With deals currently in the financing pipeline, Strauss and Quarton state that apartments — especially affordable and mission-driven housing — seem to be weathering the storm best. There has certainly been some volatility in the markets, but Fannie Mae, Freddie Mac and HUD are providing liquidity to the multifamily market.
“The underwriting of all the transactions across the board has come under scrutiny,” says Strauss.
And the question of rent collections has come to the forefront for multifamily properties — especially since April has seen stronger collections than anticipated.
“What is May going to look like, and what do people think of the prospects of people returning to work?” asks Strauss. “Will the same 10 percent or so of tenants not paying rent in April not pay in May too? Or could that number balloon because of people’s fear and concern over their ability to pay future months’ rents and cover other costs, like medical bills or buying groceries? Some of that decision will also be affected by the state they live in and their ability to abate rent and not be evicted.”
Such concerns make underwriting a transaction in the pandemic environment tricky.
One of the shining stars of recent weeks has been industrial properties. With most industrial facilities considered essential workplaces that are providing crucial goods, they are still operating. With essential retailers like grocery stores and online delivery services seeing more demand, industrial is likely to see increased interest from investors very quickly.

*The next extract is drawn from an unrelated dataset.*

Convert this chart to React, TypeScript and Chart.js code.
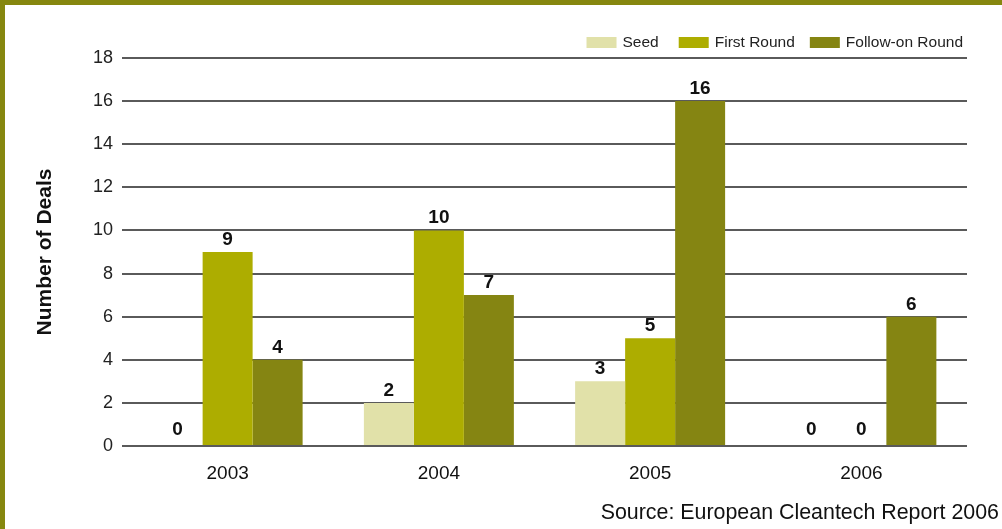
import React, { useEffect, useRef } from "react";
import { Chart, registerables } from "chart.js";

Chart.register(...registerables);

const categories = ["2003", "2004", "2005", "2006"];
const seriesNames = ["Seed", "First Round", "Follow-on Round"];
const seedValues = [0, 2, 3, 0];
const firstRoundValues = [9, 10, 5, 0];
const followOnValues = [4, 7, 16, 6];
const seriesColors = ["#E1E1A9", "#ADAD00", "#858512"];
const yTickMax = 18;
const yTickStep = 2;
const yTitle = "Number of Deals";
const sourceText = "Source: European Cleantech Report 2006";

const FONT = "'Liberation Sans', Arial, Helvetica, sans-serif";
const OLIVE = "#86870F";

const decorPlugin = {
  id: "decor",
  beforeDraw(chart: any) {
    const ctx = chart.ctx;
    ctx.save();
    ctx.fillStyle = "#ffffff";
    ctx.fillRect(0, 0, chart.width, chart.height);
    ctx.fillStyle = OLIVE;
    ctx.fillRect(0, 0, chart.width, 5);
    ctx.fillRect(0, 0, 5, chart.height);
    ctx.restore();
  },
  afterDraw(chart: any) {
    const ctx = chart.ctx;
    ctx.save();
    // legend
    const boxW = 30;
    const boxH = 11;
    const boxY = 37;
    const textY = 43;
    ctx.font = `15.5px ${FONT}`;
    ctx.textBaseline = "middle";
    ctx.textAlign = "left";
    const gaps = [20, 15];
    const widths = seriesNames.map((n) => ctx.measureText(n).width);
    let total = 0;
    seriesNames.forEach((n, i) => {
      total += boxW + 6 + widths[i];
      if (i < gaps.length) total += gaps[i];
    });
    let x = 963 - total;
    seriesNames.forEach((n, i) => {
      ctx.fillStyle = seriesColors[i];
      ctx.fillRect(x, boxY, boxW, boxH);
      x += boxW + 6;
      ctx.fillStyle = "#222";
      ctx.fillText(n, x, textY);
      x += widths[i];
      if (i < gaps.length) x += gaps[i];
    });
    // source
    ctx.font = `21.4px ${FONT}`;
    ctx.textAlign = "right";
    ctx.textBaseline = "middle";
    ctx.fillStyle = "#111";
    ctx.fillText(sourceText, 999, 513);
    ctx.restore();
  },
  afterDatasetsDraw(chart: any) {
    const ctx = chart.ctx;
    ctx.save();
    ctx.font = `bold 19px ${FONT}`;
    ctx.textAlign = "center";
    ctx.textBaseline = "alphabetic";
    ctx.fillStyle = "#111";
    chart.data.datasets.forEach((ds: any, di: number) => {
      const meta = chart.getDatasetMeta(di);
      meta.data.forEach((bar: any, i: number) => {
        const v = ds.data[i];
        const y = v === 0 ? bar.base - 11 : bar.y - 7;
        ctx.fillText(String(v), bar.x, y);
      });
    });
    ctx.restore();
  },
};

export default function App() {
  const ref = useRef<HTMLCanvasElement | null>(null);
  useEffect(() => {
    document.body.style.margin = "0";
    const canvas = ref.current!;
    const values = [seedValues, firstRoundValues, followOnValues];
    const chart = new Chart(canvas, {
      type: "bar",
      data: {
        labels: categories,
        datasets: seriesNames.map((name, i) => ({
          label: name,
          data: values[i],
          backgroundColor: seriesColors[i],
          borderWidth: 0,
          categoryPercentage: 0.71,
          barPercentage: 1,
        })),
      },
      options: {
        responsive: false,
        animation: false,
        devicePixelRatio: 1,
        layout: { padding: { top: 58, right: 35, bottom: 0, left: 0 } },
        plugins: {
          legend: { display: false },
          tooltip: { enabled: false },
        },
        scales: {
          x: {
            grid: { display: false },
            border: { display: false },
            ticks: {
              font: { family: FONT, size: 19 },
              color: "#111",
              padding: 8,
            },
            afterFit(scale: any) {
              scale.height = 83;
            },
          },
          y: {
            min: 0,
            max: yTickMax,
            ticks: {
              stepSize: yTickStep,
              font: { family: FONT, size: 18 },
              color: "#222",
              padding: 9,
            },
            grid: { color: "#5a5a5a", lineWidth: 2, drawTicks: false },
            border: { display: false },
            title: {
              display: true,
              text: yTitle,
              font: { family: FONT, size: 21, weight: "bold" },
              color: "#111",
              padding: { top: 33, bottom: 0 },
            },
            afterFit(scale: any) {
              scale.width = 122;
            },
          },
        },
      },
      plugins: [decorPlugin],
    });
    return () => chart.destroy();
  }, []);
  return (
    <div style={{ position: "fixed", left: 0, top: 0, width: 1002, height: 529 }}>
      <canvas ref={ref} width={1002} height={529} />
    </div>
  );
}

“Especially in the major metros, industrial — like apartments — has a real operational strength to it,” says Quarton.
The office sector is of high interest, though it varies greatly based on the credit quality of tenants and the ability of said tenants to pay future rents. But beyond that, there loom other questions for office real estate that Strauss points out: will businesses want people to return to office life as normal, with all of the traditional points of contact, if there’s no known solution to the current pandemic aside from social distancing? Will buildings need to look and feel different for life to return to normal?
Positives from the Pandemic?
What might the industry learn from all this?
“Wash your hands all the time,” jokes Quarton.
In addition to time to reflect, there is now time to analyze how underwriting is done, as well as more basic questions like what makes a market good and what trends are likely in the near future.
Technology is coming into play as various teams work to finalize financial deals. Appraisers are using drones to do property inspections and on-site staff are walking through buildings carrying mobile devices and video conferencing the walk-through. Municipalities have also had to respond, in some cases accepting third-party inspections while their own inspection departments are closed. Title companies have pushed for online notarization as well as utilization of electronic filing for titles and recording to close deals. Some title companies have created workarounds in order to allow closings, in spite of many municipal recording offices being closed or operating remotely.
Perhaps a positive of this pandemic situation, Strauss says, will be “people’s understanding that they can use the technologies that are available to them today to do a lot of work. As people get more comfortable working from home, conducting remote meetings and using other collaborative technologies, I think those technologies will be integrated into the normal course of business at a much faster rate than they would have had this event not occurred.”